Across six chapters, Stillerman crosses his four categories of middle-class Chileans with employment, housing, school choice for their children, activism at school and the community, home decorations, and leisure. Considering Stillerman’s earlier work on metalworkers in the second half of the twentieth century, it is no coincidence that all sections contain a good amount of history, which will be of great use to any reader unfamiliar with Chile. More than simply context, though, Stillerman argues that histories of politics, activism, and religion are central for understanding middle-class behavior when it comes to everything from school choice to leisure activities. Many of the parents who supported their children’s activism, for instance, did so because they themselves had been activists as young people. Countering studies on the middle class that suggest that school choice is mostly about “social class reproduction,” Stillerman points to the parents who picked schools precisely because of the history of organizing at that school (128).

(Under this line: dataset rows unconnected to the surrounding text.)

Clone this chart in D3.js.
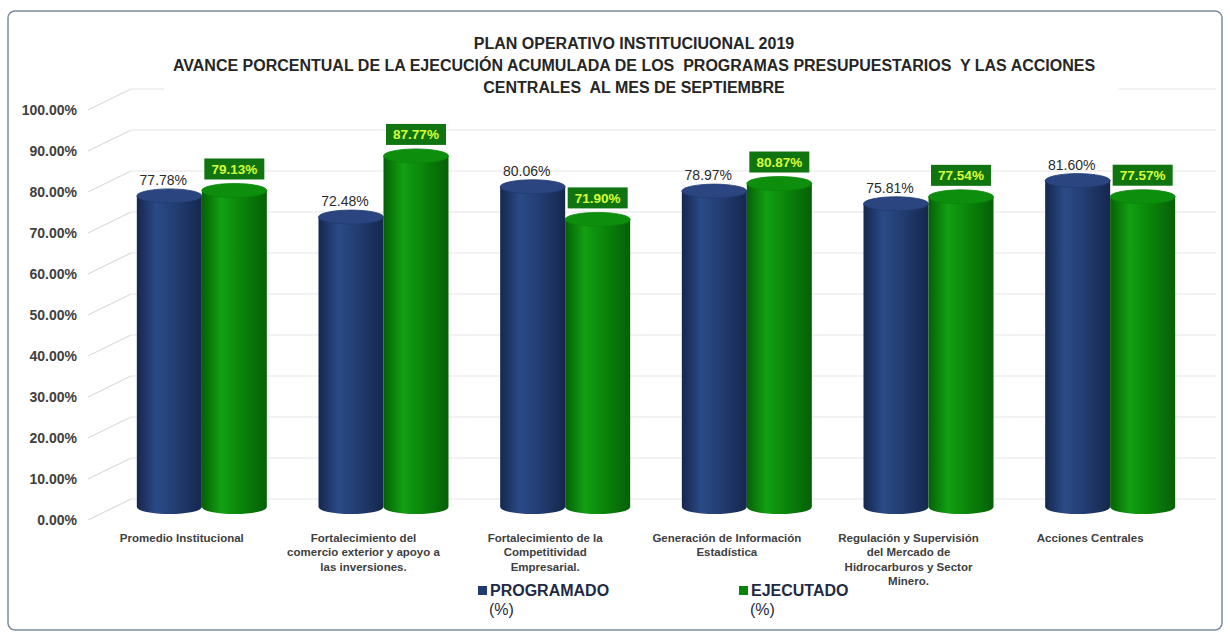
<html>

<head>
    <meta charset="UTF-8">
    <title>Plan Operativo Institucional 2019</title>
    <script src="https://cdn.jsdelivr.net/npm/d3@7/dist/d3.min.js" charset="utf-8"></script>
    <style>
        body { margin: 0; background: #ffffff; }
        text { font-family: "Liberation Sans", Arial, sans-serif; }
    </style>
</head>

<body>
    <svg id="mySvg" width="1230" height="633"></svg>
    <script>
        // datos
        var categories = [
            "Promedio Institucional",
            "Fortalecimiento del\ncomercio exterior y apoyo a\nlas inversiones.",
            "Fortalecimiento de la\nCompetitividad\nEmpresarial.",
            "Generación de Información\nEstadística",
            "Regulación y Supervisión\ndel Mercado de\nHidrocarburos y Sector\nMinero.",
            "Acciones Centrales"
        ];
        var programado = [0.7778, 0.7248, 0.8006, 0.7897, 0.7581, 0.8160];
        var ejecutado = [0.7913, 0.8777, 0.7190, 0.8087, 0.7754, 0.7757];
        var seriesNames = ["PROGRAMADO\n(%)", "EJECUTADO\n(%)"];
        var yTicks = [0, 0.1, 0.2, 0.3, 0.4, 0.5, 0.6, 0.7, 0.8, 0.9, 1.0];
        var titleLines = [
            "PLAN OPERATIVO INSTITUCIUONAL 2019",
            "AVANCE PORCENTUAL DE LA EJECUCIÓN ACUMULADA DE LOS  PROGRAMAS PRESUPUESTARIOS  Y LAS ACCIONES",
            "CENTRALES  AL MES DE SEPTIEMBRE"
        ];

        var svg = d3.select("#mySvg");
        var defs = svg.append("defs");

        // marco
        svg.append("rect")
            .attr("x", 8).attr("y", 11)
            .attr("width", 1214).attr("height", 619)
            .attr("rx", 7)
            .attr("fill", "#ffffff")
            .attr("stroke", "#7d8ca0")
            .attr("stroke-width", 1.5);

        // escalas
        var depthX = 43, depthY = 21;
        var yFront = d3.scaleLinear().domain([0, 1]).range([520, 110]);
        var yBar = d3.scaleLinear().domain([0, 1]).range([507, 107]);
        var x = d3.scaleBand().domain(categories).range([111, 1201]);
        var xInner = d3.scaleBand().domain([0, 1]).range([0, 130]);

        // rejilla 3D
        var grid = svg.append("g");
        grid.selectAll(".diag")
            .data(yTicks)
            .enter().append("line")
            .attr("x1", 88).attr("y1", function (d) { return yFront(d); })
            .attr("x2", 88 + depthX).attr("y2", function (d) { return yFront(d) - depthY; })
            .attr("stroke", "#dcdcdc").attr("stroke-width", 1.3);
        grid.selectAll(".back")
            .data(yTicks)
            .enter().append("line")
            .attr("x1", 88 + depthX).attr("y1", function (d) { return yFront(d) - depthY; })
            .attr("x2", 1216).attr("y2", function (d) { return yFront(d) - depthY; })
            .attr("stroke", "#e6e6e6").attr("stroke-width", 1.2);

        // titulo (con fondo blanco que tapa la rejilla)
        svg.append("rect")
            .attr("x", 164).attr("y", 26)
            .attr("width", 954).attr("height", 72)
            .attr("fill", "#ffffff");
        svg.append("g").selectAll("text")
            .data(titleLines)
            .enter().append("text")
            .attr("x", 634)
            .attr("y", function (d, i) { return 49 + i * 22; })
            .attr("text-anchor", "middle")
            .style("white-space", "pre")
            .attr("font-size", 16)
            .attr("font-weight", "bold")
            .attr("fill", "#262626")
            .text(function (d) { return d; });

        // eje Y
        var yAxis = svg.append("g")
            .attr("transform", "translate(77,0)")
            .call(d3.axisLeft(yFront).tickValues(yTicks).tickFormat(d3.format(".2%")).tickSize(0).tickPadding(0));
        yAxis.select(".domain").remove();
        yAxis.selectAll("text")
            .attr("font-size", 14)
            .attr("font-weight", "bold")
            .attr("fill", "#404040")
            .style("font-family", "'Liberation Sans', Arial, sans-serif");

        // gradientes de cilindros
        function cylGrad(id, edge, mid, light) {
            var g = defs.append("linearGradient").attr("id", id)
                .attr("x1", "0%").attr("x2", "100%").attr("y1", "0%").attr("y2", "0%");
            g.append("stop").attr("offset", "0%").attr("stop-color", edge);
            g.append("stop").attr("offset", "30%").attr("stop-color", light);
            g.append("stop").attr("offset", "60%").attr("stop-color", mid);
            g.append("stop").attr("offset", "100%").attr("stop-color", edge);
        }
        cylGrad("gBlue", "#15274d", "#223d72", "#2b4a86");
        cylGrad("gGreen", "#056005", "#0a850a", "#12a012");
        var colors = ["#213a70", "#0a850a"];
        var capColors = ["#2a4580", "#0d8f0d"];
        var grads = ["url(#gBlue)", "url(#gGreen)"];

        var ry = 7;
        var bars = svg.append("g");
        categories.forEach(function (c, i) {
            [programado[i], ejecutado[i]].forEach(function (v, s) {
                var x0 = x(c) + x.bandwidth() / 2 - 65 + xInner(s);
                var w = xInner.bandwidth();
                var rx = w / 2;
                var yt = yBar(v), yb = yBar(0);
                bars.append("path")
                    .attr("d", "M" + x0 + "," + yt + " L" + x0 + "," + yb +
                        " A" + rx + "," + ry + " 0 0 0 " + (x0 + w) + "," + yb +
                        " L" + (x0 + w) + "," + yt + " Z")
                    .attr("fill", grads[s]);
                bars.append("ellipse")
                    .attr("cx", x0 + rx).attr("cy", yt)
                    .attr("rx", rx).attr("ry", ry)
                    .attr("fill", capColors[s])
                    .attr("stroke", colors[s]).attr("stroke-width", 0.8);
            });
        });

        // etiquetas de datos
        var fmt = d3.format(".2%");
        var labels = svg.append("g");
        categories.forEach(function (c, i) {
            var cx = x(c) + x.bandwidth() / 2;
            var bx = cx - 65 + xInner(0) + 32.5 - 6;
            labels.append("text")
                .attr("x", bx)
                .attr("y", yBar(programado[i]) - ry - 4)
                .attr("text-anchor", "middle")
                .attr("font-size", 14)
                .attr("fill", "#2b2b2b")
                .text(fmt(programado[i]));
            var gx = cx - 65 + xInner(1) + 32.5;
            var top = yBar(ejecutado[i]) - ry - 4;
            labels.append("rect")
                .attr("x", gx - 30).attr("y", top - 21)
                .attr("width", 60).attr("height", 21)
                .attr("fill", "#107510");
            labels.append("text")
                .attr("x", gx)
                .attr("y", top - 5.5)
                .attr("text-anchor", "middle")
                .attr("font-size", 13.5)
                .attr("font-weight", "bold")
                .attr("fill", "#d4ff3a")
                .text(fmt(ejecutado[i]));
        });

        // categorias
        var cats = svg.append("g");
        categories.forEach(function (c) {
            var lx = x(c) + x.bandwidth() / 2 - 20;
            var t = cats.append("text")
                .attr("x", lx)
                .attr("y", 542)
                .attr("text-anchor", "middle")
                .attr("font-size", 11.5)
                .attr("font-weight", "bold")
                .attr("fill", "#404040");
            c.split("\n").forEach(function (line, k) {
                t.append("tspan")
                    .attr("x", lx)
                    .attr("dy", k === 0 ? 0 : 14.3)
                    .text(line);
            });
        });

        // leyenda
        var legendX = [478, 739];
        var legend = svg.append("g");
        seriesNames.forEach(function (name, s) {
            legend.append("rect")
                .attr("x", legendX[s]).attr("y", 586)
                .attr("width", 9).attr("height", 9)
                .attr("fill", colors[s]);
            var t = legend.append("text")
                .attr("y", 596)
                .attr("font-size", 16)
                .attr("fill", "#1f2a44");
            name.split("\n").forEach(function (line, k) {
                t.append("tspan")
                    .attr("x", k === 0 ? legendX[s] + 12 : legendX[s] + 11)
                    .attr("dy", k === 0 ? 0 : 19)
                    .attr("font-weight", k === 0 ? "bold" : "normal")
                    .text(line);
            });
        });
    </script>
</body>

</html>
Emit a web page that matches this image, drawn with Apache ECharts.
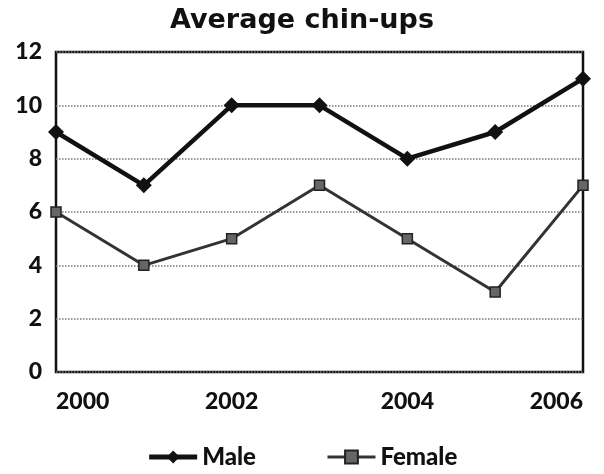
<!DOCTYPE html>
<html><head><meta charset="utf-8">
<script src="https://cdn.jsdelivr.net/npm/echarts@6/dist/echarts.min.js"></script>
<style>html,body{margin:0;padding:0;background:#fff}#c{width:604px;height:474px}</style>
</head><body><div id="c"></div>
<script>
const years = ['2000','2001','2002','2003','2004','2005','2006'];
const male = [9,7,10,10,8,9,11];
const female = [6,4,5,7,5,3,7];
const yTicks = [0,2,4,6,8,10,12];

const chart = echarts.init(document.getElementById('c'));
chart.setOption({
  animation:false,
  backgroundColor:'#fff',
  title:{text:'Average chin-ups',left:'center',top:2,textStyle:{fontFamily:'DejaVu Sans',fontWeight:'bold',fontSize:27,color:'#111'}},
  grid:{left:56,right:21,top:52,bottom:102,show:true,borderColor:'#111',borderWidth:2.5,backgroundColor:'transparent'},
  legend:{bottom:0,left:'center',itemWidth:48,itemHeight:16,itemGap:70,
    textStyle:{fontFamily:'Lato',fontWeight:900,fontSize:24,color:'#111'},
    data:[{name:'Male',lineStyle:{width:5}},{name:'Female',lineStyle:{width:3}}]},
  xAxis:{type:'category',data:years,boundaryGap:false,
    axisLine:{show:false},axisTick:{show:false},
    axisLabel:{interval:1,margin:18,fontFamily:'Lato',fontWeight:900,fontSize:23,color:'#111',
      alignMinLabel:'left',alignMaxLabel:'right'}},
  yAxis:{type:'value',min:0,max:12,interval:2,
    axisLine:{show:false},axisTick:{show:false},
    axisLabel:{margin:14,fontFamily:'Lato',fontWeight:900,fontSize:23,color:'#111',
      formatter:v=>yTicks.includes(v)?String(v):''},
    splitLine:{lineStyle:{color:'#777',type:'dotted',width:1.5}}},
  series:[
    {name:'Male',type:'line',data:male,symbol:'diamond',symbolSize:16,
      lineStyle:{color:'#111',width:4.5},itemStyle:{color:'#111'}},
    {name:'Female',type:'line',data:female,symbol:'rect',symbolSize:10,
      lineStyle:{color:'#333',width:3},itemStyle:{color:'#666',borderColor:'#222',borderWidth:1.5}}
  ]
});
</script></body></html>
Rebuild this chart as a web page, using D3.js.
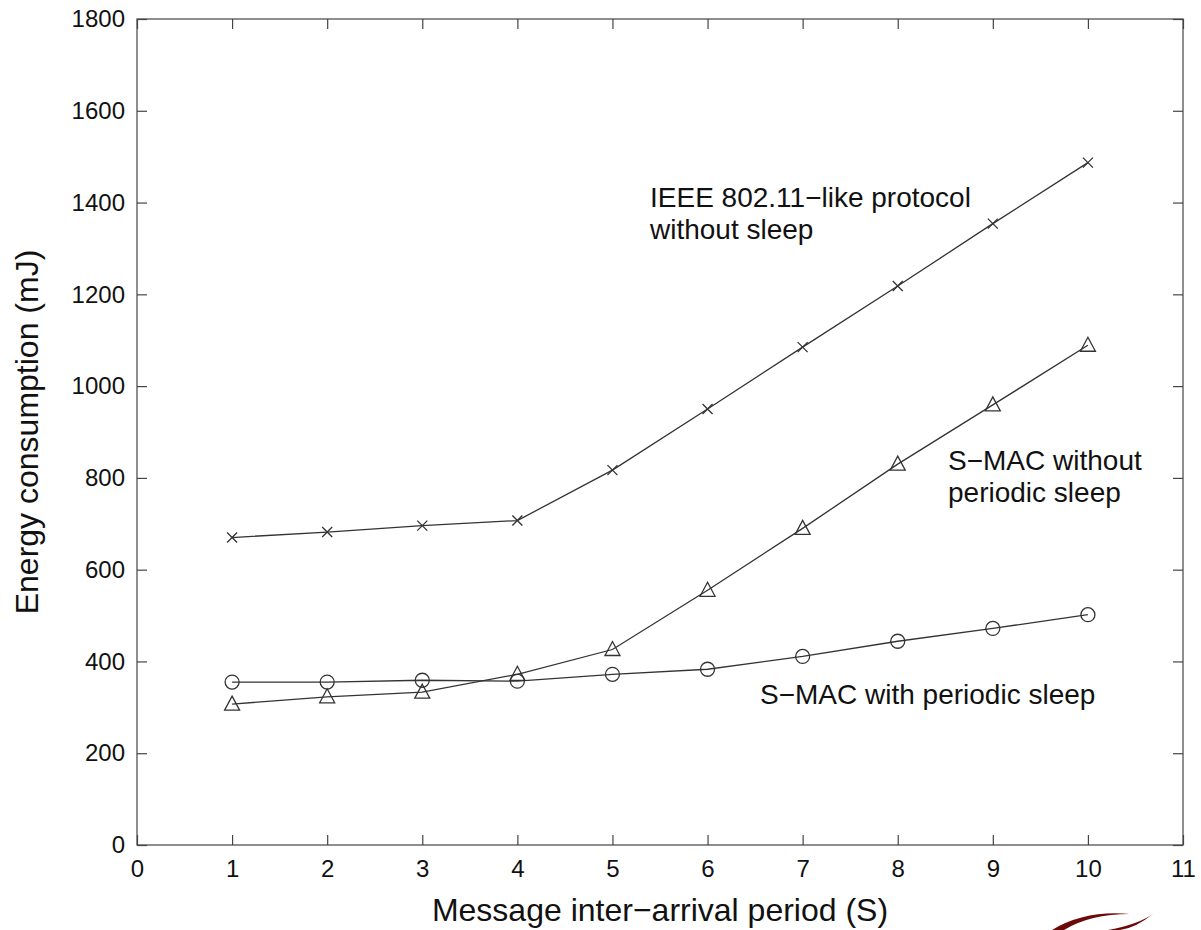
<!DOCTYPE html>
<html>
<head>
<meta charset="utf-8">
<script src="https://cdn.jsdelivr.net/npm/d3@7"></script>
<style>
  body { margin: 0; background: #fff; }
  text { font-family: "Liberation Sans", Arial, sans-serif; fill: #111; }
</style>
</head>
<body>
<svg id="chart" width="1201" height="930"></svg>
<script>
var xValues = [1, 2, 3, 4, 5, 6, 7, 8, 9, 10];
var ieeeNoSleep = [670, 682, 696, 707, 817, 950, 1085, 1218, 1354, 1487];
var smacNoSleep = [307, 323, 333, 372, 426, 555, 690, 830, 959, 1089];
var smacSleep = [355, 355, 359, 357, 372, 383, 411, 444, 472, 502];
var xTicks = [0, 1, 2, 3, 4, 5, 6, 7, 8, 9, 10, 11];
var yTicks = [0, 200, 400, 600, 800, 1000, 1200, 1400, 1600, 1800];

var margin = { top: 19, right: 18, bottom: 85, left: 137 },
    width = 1201 - margin.left - margin.right,
    height = 930 - margin.top - margin.bottom;

var svg = d3.select("#chart")
    .append("g")
    .attr("transform", "translate(" + margin.left + "," + margin.top + ")");

var x = d3.scaleLinear().domain([0, 11]).range([0, width]);
var y = d3.scaleLinear().domain([0, 1800]).range([height, 0]);

var axisColor = "#444";

// frame
svg.append("rect")
    .attr("width", width).attr("height", height)
    .attr("fill", "none").attr("stroke", axisColor).attr("stroke-width", 1.2);

// inward ticks on all four sides
function styleAxis(g) {
    g.select(".domain").remove();
    g.selectAll(".tick line").attr("stroke", axisColor).attr("stroke-width", 1.2);
    g.selectAll(".tick text").style("font-size", "24px").attr("fill", "#111");
}

svg.append("g")
    .attr("transform", "translate(0," + height + ")")
    .call(d3.axisBottom(x).tickValues(xTicks).tickSizeInner(-10).tickPadding(15).tickFormat(d3.format("d")))
    .call(styleAxis);
svg.append("g")
    .call(d3.axisTop(x).tickValues(xTicks).tickSizeInner(-10).tickFormat(""))
    .call(styleAxis);
svg.append("g")
    .call(d3.axisLeft(y).tickValues(yTicks).tickSizeInner(-10).tickPadding(12).tickFormat(d3.format("d")))
    .call(styleAxis);
svg.append("g")
    .attr("transform", "translate(" + width + ",0)")
    .call(d3.axisRight(y).tickValues(yTicks).tickSizeInner(-10).tickFormat(""))
    .call(styleAxis);

// axis titles
svg.append("text")
    .attr("x", x(5.5)).attr("y", height + 76)
    .attr("text-anchor", "middle")
    .style("font-size", "32px")
    .text("Message inter\u2212arrival period (S)");

svg.append("text")
    .attr("transform", "translate(-99," + (height / 2) + ") rotate(-90)")
    .attr("text-anchor", "middle")
    .style("font-size", "32px")
    .text("Energy consumption (mJ)");

var series = [
    { name: "ieee", values: ieeeNoSleep, marker: "x" },
    { name: "smacNo", values: smacNoSleep, marker: "tri" },
    { name: "smac", values: smacSleep, marker: "circle" }
];

var line = d3.line()
    .x(function (d, i) { return x(xValues[i]); })
    .y(function (d) { return y(d); });

var lineColor = "#333";

svg.selectAll("myLines")
    .data(series)
    .enter()
    .append("path")
    .attr("d", function (d) { return line(d.values); })
    .attr("fill", "none")
    .attr("stroke", lineColor)
    .attr("stroke-width", 1.3);

var markerPaths = {
    x: "M-5,-5L5,5M-5,5L5,-5",
    tri: "M0,-8L7.5,6L-7.5,6Z",
    circle: d3.symbol().type(d3.symbolCircle).size(Math.PI * 49)()
};

series.forEach(function (s) {
    svg.append("g")
        .selectAll("path")
        .data(s.values)
        .enter()
        .append("path")
        .attr("transform", function (d, i) { return "translate(" + x(xValues[i]) + "," + y(d) + ")"; })
        .attr("d", markerPaths[s.marker])
        .attr("fill", "none")
        .attr("stroke", lineColor)
        .attr("stroke-width", 1.3);
});

// annotations
var notes = [
    { x: 513, y: 188, lines: ["IEEE 802.11\u2212like protocol", "without sleep"] },
    { x: 811, y: 451, lines: ["S\u2212MAC without", "periodic sleep"] },
    { x: 623, y: 685, lines: ["S\u2212MAC with periodic sleep"] }
];
notes.forEach(function (n) {
    var t = svg.append("text")
        .attr("x", n.x).attr("y", n.y)
        .style("font-size", "28px");
    n.lines.forEach(function (l, i) {
        t.append("tspan").attr("x", n.x).attr("dy", i === 0 ? 0 : 32).text(l);
    });
});

// logo swoosh in the corner
var logo = d3.select("#chart").append("g").attr("fill", "#6b0a0a");
logo.append("path").attr("d", "M1052,930 Q1085,910 1130,914 Q1090,914 1064,930 Z");
logo.append("path").attr("d", "M1108,930 Q1140,924 1154,913 Q1136,928 1120,930 Z");
</script>
</body>
</html>
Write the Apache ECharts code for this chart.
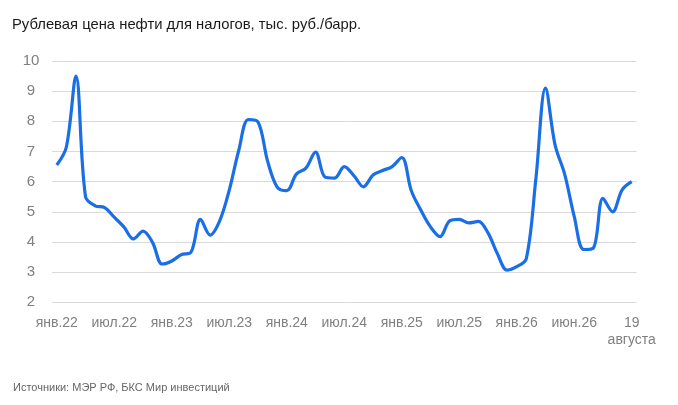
<!DOCTYPE html>
<html>
<head>
<meta charset="utf-8">
<script src="https://cdn.jsdelivr.net/npm/echarts@6/dist/echarts.min.js"></script>
<style>
html,body{margin:0;padding:0;background:#fff;}
#c{width:678px;height:405px;}
</style>
</head>
<body>
<div id="c"></div>
<script>
// Tick labels shown every 6th point
var tickLabels = ['янв.22','июл.22','янв.23','июл.23','янв.24','июл.24','янв.25','июл.25','янв.26','июн.26','19\nавгуста'];
// Series values (тыс. руб./барр.)
var values = [
  6.55, 7.15, 9.5, 5.5, 5.2, 5.14, 4.82, 4.5, 4.1, 4.36,
  3.98, 3.27, 3.37, 3.58, 3.66, 4.75, 4.23, 4.7, 5.72, 7.05,
  8.06, 7.98, 6.68, 5.82, 5.7, 6.25, 6.45, 6.98, 6.15, 6.12,
  6.5, 6.2, 5.83, 6.22, 6.37, 6.5, 6.8, 5.7, 5.05, 4.5,
  4.18, 4.7, 4.75, 4.63, 4.68, 4.3, 3.6, 3.07, 3.18, 3.45,
  6.1, 9.1, 7.22, 6.25, 4.85, 3.75, 3.8, 5.45, 5.0, 5.73,
  6.0
];
// Annotated points: index -> label
var annotations = {51: '9,1', 60: '6,0'};

var categories = values.map(function(_, i){ return String(i); });

var chart = echarts.init(document.getElementById('c'), null, {renderer:'canvas'});
chart.setOption({
  animation: false,
  backgroundColor: '#ffffff',
  title: [{
    text: 'Рублевая цена нефти для налогов, тыс. руб./барр.',
    left: 12, top: 17, padding: 0,
    textStyle: {fontFamily: 'Liberation Sans, Arial, sans-serif', fontSize: 14.8, fontWeight: 'normal', color: '#1a1a1a'}
  },{
    text: 'Источники: МЭР РФ, БКС Мир инвестиций',
    left: 13, top: 382, padding: 0,
    textStyle: {fontFamily: 'Liberation Sans, Arial, sans-serif', fontSize: 11, fontWeight: 'normal', color: '#666666'}
  }],
  grid: {left: 52, right: 41.5, top: 61, bottom: 102.7, containLabel: false},
  xAxis: {
    type: 'category',
    data: categories,
    boundaryGap: true,
    axisLine: {show: false},
    axisTick: {show: false},
    axisLabel: {
      interval: 5,
      margin: 12,
      color: '#808080',
      fontFamily: 'Liberation Sans, Arial, sans-serif',
      fontSize: 14,
      lineHeight: 17,
      formatter: function(v, idx){ return tickLabels[Math.round(idx/6)] || ''; }
    }
  },
  yAxis: {
    type: 'value',
    min: 2, max: 10, interval: 1,
    axisLine: {show: false},
    axisTick: {show: false},
    splitLine: {lineStyle: {color: '#d9d9d9', width: 1}},
    axisLabel: {
      align: 'center',
      margin: 21,
      color: '#808080',
      fontFamily: 'Liberation Sans, Arial, sans-serif',
      fontSize: 15
    }
  },
  series: [{
    type: 'line',
    data: values.map(function(v, i){
      if (annotations[i]) {
        return {value: v, label: {show: true, formatter: annotations[i], position: 'right', distance: 12, offset: [0, i === 60 ? -16 : 3], color: '#333333', fontFamily: 'Liberation Sans, Arial, sans-serif', fontSize: 15}};
      }
      return v;
    }),
    smooth: 0.35,
    symbol: 'none',
    lineStyle: {color: '#1a6ee6', width: 3.2},
    itemStyle: {color: '#1a6ee6'}
  }]
});
</script>
</body>
</html>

The book is about Chile, but it is also about two specific parts of Santiago: Ñuñoa, a “traditional, urban middle-class community,” and La Florida, “an emerging middle-class suburb” (23). These two communities have quite distinct historical roots, and the people living in them also have considerably different backgrounds; nevertheless, both are categorized as middle class. Although some readers might think this limits the study, the geographical restriction allows Stillerman to build up both areas and dig deep into middle-class history and visions of self.

Published in 2022, the book is also concerned with understanding the history of the estallido social (massive protests beginning in 2019). In the conclusion, Stillerman argues that we can see a direct family history of people born in the 1960s, who were activists during the dictatorship in the 1980s, and whose children were part of the Penguin Revolution of 2006–2008 (which the parents supported). Members of that younger generation would become some of the key political figures of the 2010s. Stillerman described this as “intergenerational transmission of partisan identities” (216). All of this, of course, would also be understood by the four categories of middle class in different and sometimes overlapping ways.

Written with an eye toward individual stories and broader conceptual tools, this book is an essential work for understanding contemporary Chile.